Material provided:
>>>
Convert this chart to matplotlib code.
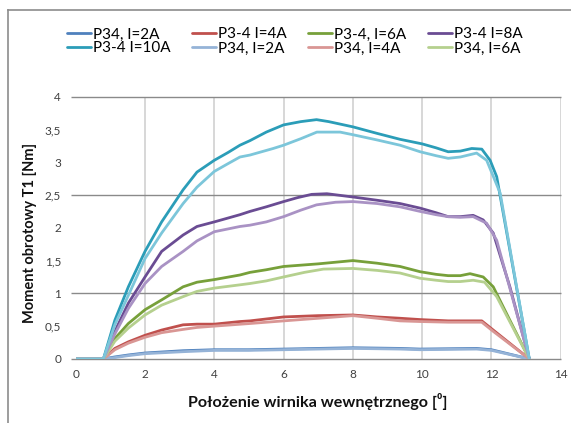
import matplotlib
matplotlib.use("Agg")
import matplotlib.pyplot as plt
from matplotlib.lines import Line2D

plt.rcParams['font.family'] = ['Lato', 'DejaVu Sans']

# ---- data ----
x_teal = [0, 0.8, 1.13, 1.52, 2.0, 2.48, 3.1, 3.5, 4.0, 4.4, 4.74, 5.03, 5.5, 6.0, 6.5, 6.95, 7.3, 8.0, 8.7, 9.36, 10.0, 10.4, 10.75, 11.1, 11.43, 11.72, 11.96, 12.15, 12.53, 13.09]
y_teal = [0, 0, 0.59, 1.10, 1.64, 2.09, 2.58, 2.85, 3.03, 3.15, 3.26, 3.33, 3.46, 3.57, 3.62, 3.65, 3.62, 3.54, 3.44, 3.35, 3.28, 3.22, 3.16, 3.17, 3.21, 3.20, 3.03, 2.78, 1.66, 0]

x_lteal = [0, 0.8, 1.13, 1.52, 2.0, 2.48, 3.1, 3.5, 4.0, 4.4, 4.74, 5.03, 5.7, 6.0, 6.5, 6.96, 7.63, 8.0, 8.7, 9.36, 9.94, 10.4, 10.75, 11.1, 11.57, 11.86, 12.25, 13.09]
y_lteal = [0, 0, 0.52, 0.97, 1.53, 1.92, 2.37, 2.62, 2.86, 2.98, 3.08, 3.11, 3.21, 3.26, 3.36, 3.46, 3.46, 3.42, 3.34, 3.26, 3.16, 3.10, 3.06, 3.08, 3.14, 3.03, 2.53, 0]

x_purple = [0, 0.8, 1.13, 1.52, 2.0, 2.48, 3.1, 3.5, 4.0, 4.74, 5.03, 5.5, 6.0, 6.4, 6.81, 7.25, 8.0, 8.7, 9.36, 9.94, 10.4, 10.75, 11.1, 11.47, 11.76, 12.05, 12.53, 13.09]
y_purple = [0, 0, 0.42, 0.85, 1.25, 1.64, 1.89, 2.02, 2.09, 2.2, 2.25, 2.32, 2.40, 2.46, 2.51, 2.52, 2.47, 2.42, 2.37, 2.30, 2.23, 2.17, 2.17, 2.19, 2.12, 1.92, 1.10, 0]

x_lpurple = [0, 0.8, 1.13, 1.52, 2.0, 2.48, 3.1, 3.5, 4.0, 4.74, 5.03, 5.5, 6.0, 6.5, 6.95, 7.5, 8.0, 8.7, 9.36, 9.94, 10.4, 10.75, 11.1, 11.47, 11.86, 12.15, 13.09]
y_lpurple = [0, 0, 0.38, 0.77, 1.15, 1.41, 1.64, 1.80, 1.94, 2.02, 2.04, 2.09, 2.17, 2.27, 2.35, 2.39, 2.40, 2.37, 2.32, 2.25, 2.20, 2.17, 2.16, 2.17, 2.07, 1.81, 0]

x_green = [0, 0.8, 1.13, 1.52, 2.0, 2.48, 3.1, 3.5, 4.0, 4.74, 5.03, 5.5, 6.0, 7.0, 8.0, 8.7, 9.36, 9.94, 10.4, 10.75, 11.1, 11.38, 11.76, 12.05, 12.53, 13.09]
y_green = [0, 0, 0.31, 0.54, 0.75, 0.90, 1.10, 1.17, 1.21, 1.28, 1.32, 1.36, 1.41, 1.45, 1.50, 1.46, 1.41, 1.33, 1.29, 1.27, 1.27, 1.30, 1.25, 1.10, 0.59, 0]

x_lgreen = [0, 0.8, 1.13, 1.52, 2.0, 2.48, 3.1, 3.5, 4.0, 4.74, 5.03, 5.5, 6.0, 6.6, 7.15, 8.0, 8.7, 9.36, 9.94, 10.4, 10.75, 11.1, 11.47, 11.8, 12.15, 13.09]
y_lgreen = [0, 0, 0.27, 0.47, 0.67, 0.82, 0.95, 1.03, 1.08, 1.13, 1.15, 1.19, 1.25, 1.32, 1.37, 1.38, 1.35, 1.31, 1.23, 1.20, 1.18, 1.18, 1.20, 1.17, 0.95, 0]

x_red = [0, 0.8, 1.13, 1.52, 2.0, 2.48, 3.1, 3.5, 4.0, 4.74, 5.03, 6.0, 7.0, 8.0, 8.7, 9.36, 9.94, 10.75, 11.72, 12.05, 13.09]
y_red = [0, 0, 0.16, 0.26, 0.36, 0.44, 0.52, 0.53, 0.53, 0.57, 0.58, 0.64, 0.66, 0.67, 0.64, 0.62, 0.60, 0.58, 0.58, 0.44, 0]

x_lred = [0, 0.8, 1.13, 1.52, 2.0, 2.48, 3.1, 3.5, 4.0, 5.03, 6.0, 7.0, 8.0, 8.7, 9.36, 9.94, 10.75, 11.72, 12.05, 13.09]
y_lred = [0, 0, 0.14, 0.24, 0.33, 0.40, 0.45, 0.48, 0.50, 0.54, 0.58, 0.62, 0.66, 0.62, 0.58, 0.57, 0.56, 0.56, 0.42, 0]

x_blue = [0, 0.8, 1.13, 1.52, 2.0, 3.1, 4.0, 5.0, 6.0, 7.0, 8.0, 9.36, 9.94, 11.57, 12.0, 13.09]
y_blue = [0, 0, 0.03, 0.06, 0.09, 0.125, 0.14, 0.14, 0.15, 0.16, 0.17, 0.16, 0.15, 0.16, 0.14, 0]

x_lblue = [0, 0.8, 1.13, 1.52, 2.0, 3.1, 4.0, 5.0, 6.0, 7.0, 8.0, 9.36, 9.94, 11.57, 12.0, 13.09]
y_lblue = [0, 0, 0.02, 0.05, 0.08, 0.11, 0.13, 0.13, 0.14, 0.15, 0.16, 0.15, 0.14, 0.15, 0.13, 0]

labels = ["P34, I=2A", "P3-4 I=4A", "P3-4, I=6A", "P3-4 I=8A",
          "P3-4 I=10A", "P34, I=2A", "P34, I=4A", "P34, I=6A"]

x_ticks = [0, 2, 4, 6, 8, 10, 12, 14]
y_ticks = [0, 0.5, 1, 1.5, 2, 2.5, 3, 3.5, 4]
y_tick_labels = ["0", "0,5", "1", "1,5", "2", "2,5", "3", "3,5", "4"]
y_grid = [1, 2.5, 4]

# ---- figure ----
W, H = 571, 423
fig = plt.figure(figsize=(W / 100, H / 100), dpi=100)
ax = fig.add_axes([75.7 / W, 1 - 358.9 / H, (560.8 - 75.7) / W, (358.9 - 96.7) / H])

# figure frame (top and left)
fig.add_artist(Line2D([8 / W, 8 / W], [0, 1 - 10 / H], transform=fig.transFigure, color="#8c8c8c", lw=1.2))
fig.add_artist(Line2D([8 / W, 1], [1 - 10 / H, 1 - 10 / H], transform=fig.transFigure, color="#8c8c8c", lw=1.2))

# grid
for xv in x_ticks[1:]:
    ax.axvline(xv, color="#d4d4d4", lw=1.3, zorder=0)
ax.hlines(y_grid + [0], -0.15, 14, colors="#8a8a8a", lw=1.0, clip_on=False, zorder=1)

series = [
    (x_blue, y_blue, "#4F81BD", labels[0]),
    (x_red, y_red, "#C0504D", labels[1]),
    (x_green, y_green, "#77A03A", labels[2]),
    (x_purple, y_purple, "#6A4C93", labels[3]),
    (x_teal, y_teal, "#2B9DB8", labels[4]),
    (x_lblue, y_lblue, "#95B3D7", labels[5]),
    (x_lred, y_lred, "#D99694", labels[6]),
    (x_lgreen, y_lgreen, "#B5D08E", labels[7]),
    (x_lpurple, y_lpurple, "#A992C4", "_nolegend_"),
    (x_lteal, y_lteal, "#7CC6DA", "_nolegend_"),
]
for xs, ys, c, lab in series:
    ax.plot(xs, ys, color=c, lw=2.0, label=lab, zorder=3,
            solid_joinstyle="round", solid_capstyle="round")

ax.set_xlim(0, 14)
ax.set_ylim(0, 4)
ax.set_xticks(x_ticks)
ax.set_xticklabels([str(v) for v in x_ticks])
ax.set_yticks(y_ticks)
ax.set_yticklabels(y_tick_labels)
ax.tick_params(axis="both", length=0, labelsize=8.5, colors="#404040")
ax.tick_params(axis="y", pad=10.5)
ax.tick_params(axis="x", pad=7)
for s in ax.spines.values():
    s.set_visible(False)

ax.set_xlabel("Położenie wirnika wewnętrznego [⁰]", fontsize=11.6, fontweight="bold", color="#111111")
ax.xaxis.set_label_coords(0.5, -0.13)
ax.set_ylabel("Moment obrotowy T1 [Nm]", fontsize=10.5, fontweight="bold", color="#111111")
ax.yaxis.set_label_coords(-0.08, 0.48)

handles, labs = ax.get_legend_handles_labels()
# legend is filled column-wise; reorder so it reads row-wise
order = [0, 4, 1, 5, 2, 6, 3, 7]
fig.legend([handles[i] for i in order], [labs[i] for i in order], loc="center",
           bbox_to_anchor=(0.516, 1 - 41.5 / H), ncol=4,
           frameon=False, fontsize=11, handlelength=1.6, handletextpad=0.1,
           columnspacing=1.4, labelspacing=0.0, borderpad=0.0)

fig.savefig("out.png", dpi=100)
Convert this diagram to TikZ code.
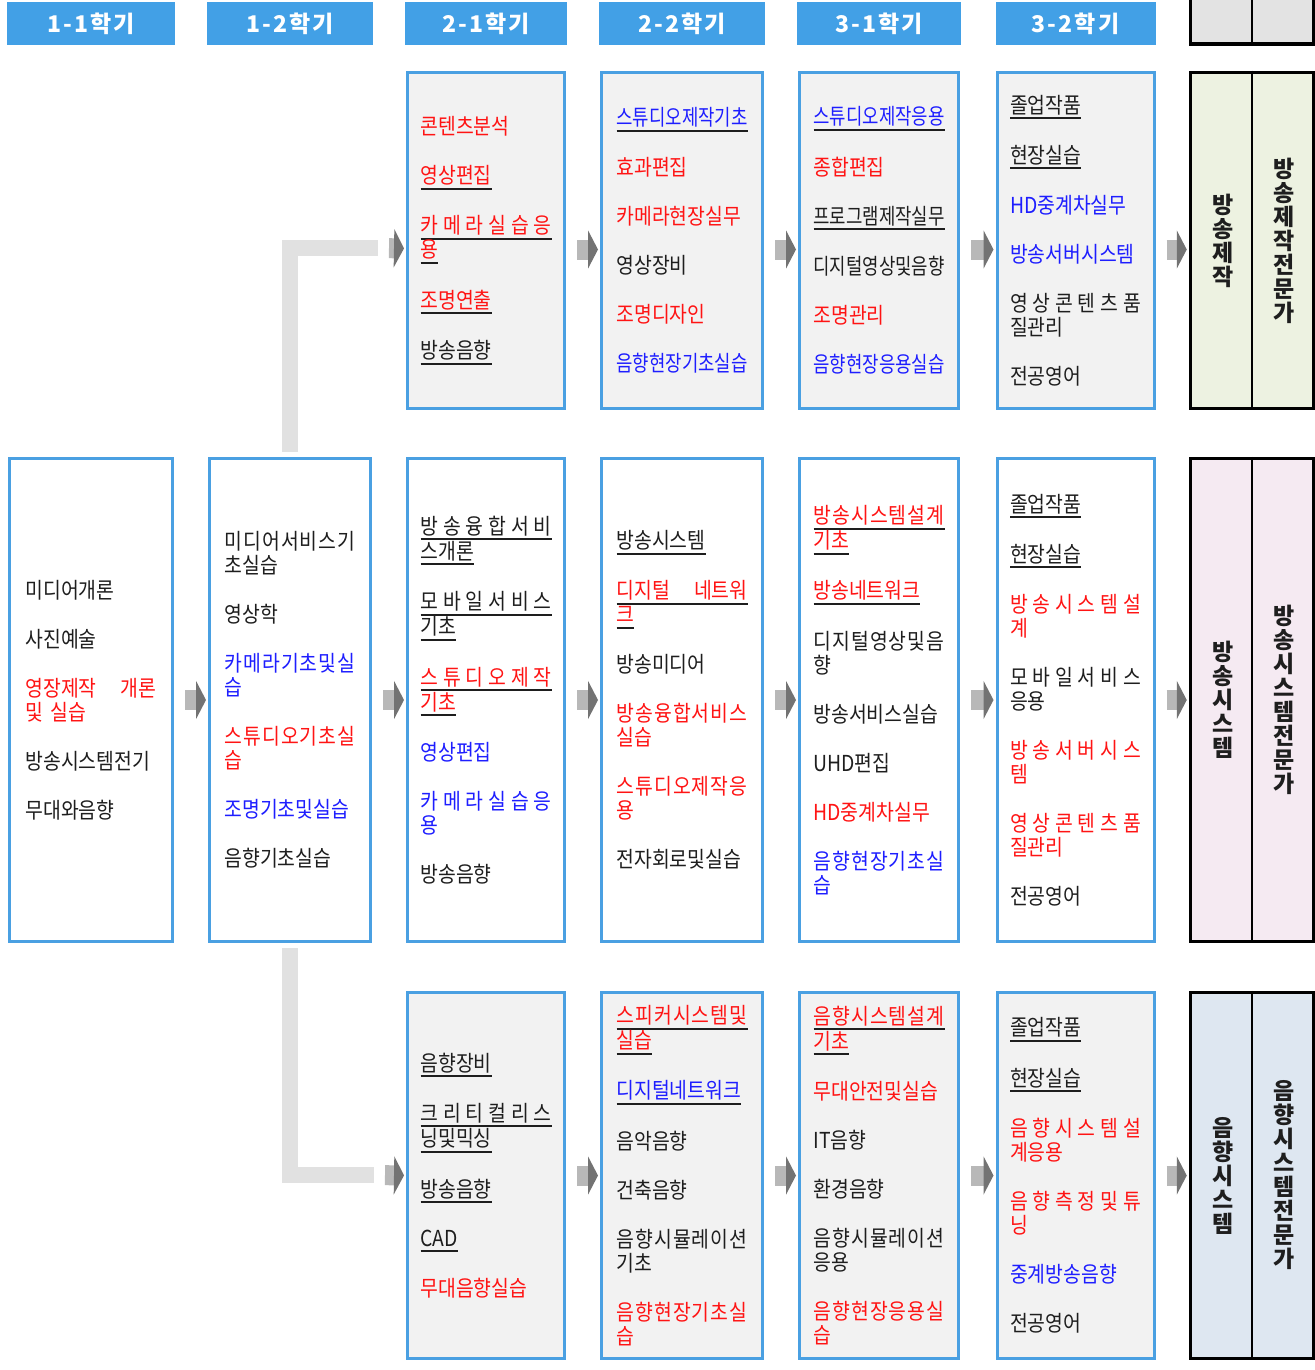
<<<
Task: From the records above, pull out each line that has "this".

Worked solution:
Convert this chart to matplotlib code.
Convert this diagram to TikZ code.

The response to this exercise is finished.